Chinese State Councilor and Foreign Minister Wang Yi delivers a keynote speech at a dinner co-hosted by the National Committee on U.S.-China Relations, the U.S.-China Business Council, the U.S. Chamber of Commerce, and Council on Foreign Relations in New York, the United States, Sept. 24, 2019. (China News Service/Liao Pan)
The development goals of China and the United States are not mutually exclusive, and the two sides may work with each other well to attain their respective goals, said Chinese State Councilor and Foreign Minister Wang Yi in New York on Tuesday.
China and the United States both have their own development goals, which are not mutually exclusive or a zero-sum equation, Wang said in a keynote speech at a dinner co-hosted by the National Committee on U.S.-China Relations, the U.S.-China Business Council, the U.S. Chamber of Commerce and the Council on Foreign Relations.
China's renewal will provide the United States with a stable and sustainable market for the long run and a vibrant United States will provide China's development with a better external environment, the state councilor said, when expounding on how the world's two largest economies can benefit from each other's prosperity.
The key is to be open-minded and respect each other's right to development and appreciate each other's accomplishments, he said.
For the sake of the two countries and the world, China and the United States must find a way for major countries with different social systems and cultural backgrounds to co-exist on this planet in peace and cooperate with each other for win-win results, Wang added.
The top diplomat said since China and the United States differ from each other in history, culture, social system, development path and national conditions, it is inevitable for them to have disagreements and even frictions.
However, real harmony is based upon the recognition of and respect for differences, Wang said, adding that differences should not be a chasm that prevents people from engaging with each other, but an impetus to mutual learning and shared progress.

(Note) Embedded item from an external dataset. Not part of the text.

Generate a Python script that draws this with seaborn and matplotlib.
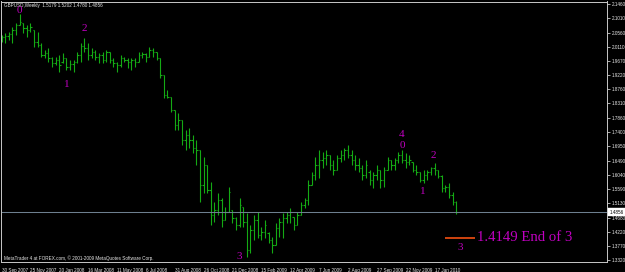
import matplotlib
matplotlib.use("Agg")
import matplotlib.pyplot as plt
import numpy as np
import pandas as pd
import seaborn as sns

# ---------------- data (GBPUSD weekly) ----------------
symbol = "GBPUSD,Weekly"
first_week = "2007-09-30"
opens = [2.0326, 2.0421, 2.0453, 2.0517, 2.0644, 2.0803, 2.0867, 2.0708, 2.0644, 2.0644,
         2.0262, 2.0167, 1.9849, 1.9913, 1.9754, 1.9595, 1.9690, 1.9626, 1.9754, 1.9467,
         1.9563, 1.9626, 1.9849, 2.0135, 2.0072, 1.9849, 1.9944, 1.9785, 1.9849, 1.9690,
         1.9944, 1.9690, 1.9595, 1.9531, 1.9754, 1.9690, 1.9626, 1.9690, 1.9626, 1.9849,
         1.9881, 1.9785, 2.0008, 1.9944, 1.9754, 1.9213, 1.8577, 1.8513, 1.8100, 1.7623,
         1.7782, 1.7146, 1.7305, 1.7146, 1.6892, 1.6828, 1.5715, 1.6351, 1.5556, 1.4761,
         1.4920, 1.5238, 1.4602, 1.4856, 1.4920, 1.4666, 1.4443, 1.5015, 1.4538, 1.3648,
         1.4284, 1.4602, 1.4125, 1.4220, 1.4189, 1.3966, 1.3807, 1.4348, 1.4538, 1.4666,
         1.4761, 1.4697, 1.4443, 1.4761, 1.5079, 1.5238, 1.5715, 1.6033, 1.6351, 1.6510,
         1.6574, 1.6669, 1.6351, 1.6192, 1.6574, 1.6669, 1.6828, 1.6669, 1.6510, 1.6351,
         1.6256, 1.6033, 1.6128, 1.5874, 1.6033, 1.6192, 1.5874, 1.6192, 1.6510, 1.6351,
         1.6510, 1.6669, 1.6510, 1.6446, 1.6446, 1.6192, 1.6128, 1.5874, 1.6033, 1.6128,
         1.6256, 1.6192, 1.6001, 1.5620, 1.5651, 1.5397, 1.5179]
highs = [2.0485, 2.0549, 2.0580, 2.0739, 2.0867, 2.1153, 2.0867, 2.0803, 2.0867, 2.0644,
         2.0580, 2.0231, 2.0008, 2.0072, 1.9785, 1.9785, 1.9849, 1.9913, 1.9754, 1.9690,
         1.9690, 1.9944, 2.0231, 2.0390, 2.0231, 2.0072, 2.0008, 1.9913, 1.9944, 2.0008,
         1.9944, 1.9754, 1.9626, 1.9849, 1.9785, 1.9754, 1.9754, 1.9754, 1.9944, 1.9944,
         1.9913, 2.0103, 2.0072, 1.9944, 1.9754, 1.9213, 1.8736, 1.8513, 1.8100, 1.8005,
         1.7782, 1.7464, 1.7528, 1.7305, 1.7146, 1.6828, 1.6605, 1.6351, 1.5810, 1.5174,
         1.5461, 1.5302, 1.5015, 1.5651, 1.4920, 1.4697, 1.5302, 1.5015, 1.4825, 1.4443,
         1.4761, 1.4856, 1.4379, 1.4602, 1.4220, 1.4061, 1.4507, 1.4666, 1.4825, 1.4856,
         1.4984, 1.4697, 1.4856, 1.5174, 1.5302, 1.5874, 1.6128, 1.6605, 1.6828, 1.6764,
         1.6828, 1.6669, 1.6510, 1.6669, 1.6828, 1.6892, 1.6987, 1.6828, 1.6669, 1.6574,
         1.6351, 1.6510, 1.6192, 1.6128, 1.6351, 1.6192, 1.6287, 1.6605, 1.6510, 1.6574,
         1.6764, 1.6828, 1.6733, 1.6669, 1.6446, 1.6351, 1.6128, 1.6192, 1.6192, 1.6287,
         1.6415, 1.6192, 1.6033, 1.5715, 1.5779, 1.5492, 1.5202]
lows = [2.0262, 2.0231, 2.0326, 2.0231, 2.0485, 2.0803, 2.0549, 2.0421, 2.0580, 2.0103,
        2.0103, 1.9785, 1.9754, 1.9626, 1.9467, 1.9531, 1.9308, 1.9595, 1.9372, 1.9372,
        1.9308, 1.9595, 1.9626, 1.9944, 1.9690, 1.9754, 1.9690, 1.9595, 1.9595, 1.9626,
        1.9595, 1.9467, 1.9308, 1.9467, 1.9626, 1.9436, 1.9372, 1.9467, 1.9626, 1.9754,
        1.9626, 1.9785, 1.9785, 1.9690, 1.9118, 1.8482, 1.8482, 1.8036, 1.7464, 1.7464,
        1.6987, 1.6828, 1.6892, 1.6733, 1.6351, 1.5174, 1.5461, 1.5461, 1.4443, 1.4538,
        1.4761, 1.4379, 1.4602, 1.4856, 1.4507, 1.4284, 1.4379, 1.4379, 1.3425, 1.3553,
        1.3966, 1.4030, 1.3966, 1.4030, 1.3871, 1.3553, 1.3807, 1.4061, 1.4030, 1.4507,
        1.4507, 1.4284, 1.4443, 1.4761, 1.4984, 1.5079, 1.5715, 1.5874, 1.5938, 1.6256,
        1.6351, 1.6192, 1.6033, 1.6192, 1.6446, 1.6510, 1.6574, 1.6351, 1.6192, 1.6128,
        1.5874, 1.5938, 1.5715, 1.5620, 1.5874, 1.5620, 1.5651, 1.6192, 1.6192, 1.6192,
        1.6415, 1.6415, 1.6256, 1.6351, 1.6128, 1.6033, 1.5810, 1.5779, 1.5874, 1.6033,
        1.6033, 1.5938, 1.5492, 1.5492, 1.5302, 1.5079, 1.4780]
closes = [2.0421, 2.0453, 2.0517, 2.0644, 2.0803, 2.0898, 2.0708, 2.0644, 2.0739, 2.0262,
          2.0167, 1.9849, 1.9913, 1.9754, 1.9595, 1.9690, 1.9531, 1.9754, 1.9467, 1.9563,
          1.9626, 1.9849, 2.0135, 2.0072, 1.9849, 1.9944, 1.9785, 1.9849, 1.9690, 1.9944,
          1.9690, 1.9595, 1.9531, 1.9754, 1.9690, 1.9626, 1.9690, 1.9626, 1.9849, 1.9881,
          1.9785, 2.0008, 1.9944, 1.9754, 1.9213, 1.8577, 1.8513, 1.8100, 1.7623, 1.7782,
          1.7146, 1.7305, 1.7146, 1.6892, 1.6828, 1.5715, 1.6351, 1.5556, 1.4761, 1.4920,
          1.5238, 1.4602, 1.4856, 1.5492, 1.4666, 1.4443, 1.5079, 1.4538, 1.3648, 1.4284,
          1.4602, 1.4125, 1.4220, 1.4443, 1.3966, 1.3807, 1.4348, 1.4538, 1.4666, 1.4761,
          1.4856, 1.4443, 1.4761, 1.5079, 1.5238, 1.5715, 1.6033, 1.6351, 1.6510, 1.6574,
          1.6669, 1.6351, 1.6192, 1.6574, 1.6669, 1.6828, 1.6669, 1.6510, 1.6351, 1.6256,
          1.6033, 1.6351, 1.5874, 1.6033, 1.6192, 1.5874, 1.6192, 1.6510, 1.6351, 1.6510,
          1.6669, 1.6510, 1.6446, 1.6510, 1.6192, 1.6128, 1.5874, 1.6033, 1.6128, 1.6256,
          1.6192, 1.6001, 1.5620, 1.5651, 1.5397, 1.5174, 1.4856]

date_labels = ["30 Sep 2007", "25 Nov 2007", "20 Jan 2008", "16 Mar 2008", "11 May 2008",
               "6 Jul 2008", "31 Aug 2008", "26 Oct 2008", "21 Dec 2008", "15 Feb 2009",
               "12 Apr 2009", "7 Jun 2009", "2 Aug 2009", "27 Sep 2009", "22 Nov 2009",
               "17 Jan 2010"]
price_labels = ["2.1460", "2.1010", "2.0560", "2.0110", "1.9670", "1.9220", "1.8760",
                "1.8310", "1.7860", "1.7400", "1.6950", "1.6490", "1.6040", "1.5590",
                "1.5130", "1.4680", "1.4220", "1.3770", "1.3320"]

# Elliott wave labels: (text, bar index, price)
wave_texts = ["0", "2", "1", "3", "4", "0", "2", "1"]
wave_bars = [5, 23, 18, 66, 111, 111, 119.8, 116.8]
wave_prices = [2.126, 2.068, 1.890, 1.343, 1.731, 1.696, 1.664, 1.552]

target_level = 1.4040
target_text = "1.4149 End of 3"
copyright_text = "MetaTrader 4 at FOREX.com, \u00a9 2001-2009 MetaQuotes Software Corp."

# ---------------- styling ----------------
sns.set_theme(style="dark", rc={"axes.facecolor": "black", "figure.facecolor": "black"})
small_font = ["Liberation Sans", "DejaVu Sans"]
plt.rcParams["font.family"] = small_font
fs_small = 3.3

df = pd.DataFrame({"date": pd.date_range(first_week, periods=len(closes), freq="7D"),
                   "open": opens, "high": highs, "low": lows, "close": closes})
df["idx"] = np.arange(len(df))

W, H = 625, 272
fig = plt.figure(figsize=(W / 100, H / 100), dpi=100)
ax = fig.add_axes([1 / W, (H - 262) / H, 606 / W, 260.5 / H])
ax.set_facecolor("black")

bar_color = "#14aa14"
lw = 0.8
ax.vlines(df["idx"], df["low"], df["high"], color=bar_color, lw=lw)
ax.hlines(df["open"], df["idx"] - 0.38, df["idx"], color=bar_color, lw=lw)
ax.hlines(df["close"], df["idx"], df["idx"] + 0.38, color=bar_color, lw=lw)

last_close = closes[-1]
ax.axhline(last_close, color="#6d7f8f", lw=0.75)

ax.set_xlim(-0.14, 167.8)
ax.set_ylim(1.3266, 2.1550)

spine_col = "#c8c8c8"
for s in ax.spines.values():
    s.set_color(spine_col)
    s.set_linewidth(0.7)
    s.set_visible(True)

ax.yaxis.tick_right()
ax.set_yticks([float(v) for v in price_labels])
ax.set_yticklabels(price_labels)
ax.set_xticks(df["idx"][::8])
ax.set_xticklabels(date_labels)
ax.tick_params(axis="y", direction="out", length=2.2, width=0.6, color=spine_col,
               labelsize=fs_small, labelcolor="#e8e8e8", pad=1.2)
ax.tick_params(axis="x", direction="out", length=2.5, width=0.6, color=spine_col,
               labelsize=fs_small, labelcolor="#e8e8e8", pad=1.5)
for t in ax.get_xticklabels():
    t.set_ha("left")
ax.grid(False)
ax.set_xlabel("")
ax.set_ylabel("")

# current price box
ax.text(1.004, last_close, f"{last_close:.4f}", transform=ax.get_yaxis_transform(),
        ha="left", va="center", fontsize=fs_small, color="black",
        bbox=dict(boxstyle="square,pad=0.3", fc="white", ec="white", lw=0.3), clip_on=False)

# header and copyright
ax.text(3 / 606, 1 - 4 / 260.5,
        f"{symbol}  {opens[-1]:.4f} {highs[-1]:.4f} {lows[-1]:.4f} {closes[-1]:.4f}",
        transform=ax.transAxes, ha="left", va="center", fontsize=fs_small, color="#e8e8e8")
ax.text(3 / 606, 4 / 260.5, copyright_text, transform=ax.transAxes, ha="left",
        va="center", fontsize=fs_small, color="#e8e8e8")

# wave labels
mag = "#c000c0"
serif = ["Liberation Serif", "DejaVu Serif"]
for t, xb, yp in zip(wave_texts, wave_bars, wave_prices):
    ax.text(xb, yp, t, ha="center", va="center", fontsize=8, color=mag, family=serif)

# target line and text
ax.hlines(target_level, 122.9, 131.2, color="#e04a10", lw=1.3)
ax.text(127.1, 1.3743, "3", ha="center", va="center", fontsize=8, color=mag, family=serif)
ax.text(131.8, target_level + 0.001, target_text, ha="left", va="center", fontsize=10.6,
        color=mag, family=serif)

fig.savefig("out.png", dpi=100, facecolor="black")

The ups and downs in China-U.S. relations provide ample evidence that confrontation and conflict are not in the fundamental interests of both sides, and dialogue and cooperation are the only way to go, he said.
The Chinese state councilor denounced the claim by some Americans that the decades-long U.S. engagement policy has failed in its original purpose of changing China and that it is time to revert to a containment policy.
"Such an idea of modeling others according to one's own wish is wrong from the very starting point, and cannot possibly work," he said.
Seventy years on, it is important for the United States to avoid picking another misguided fight with the wrong country, he said.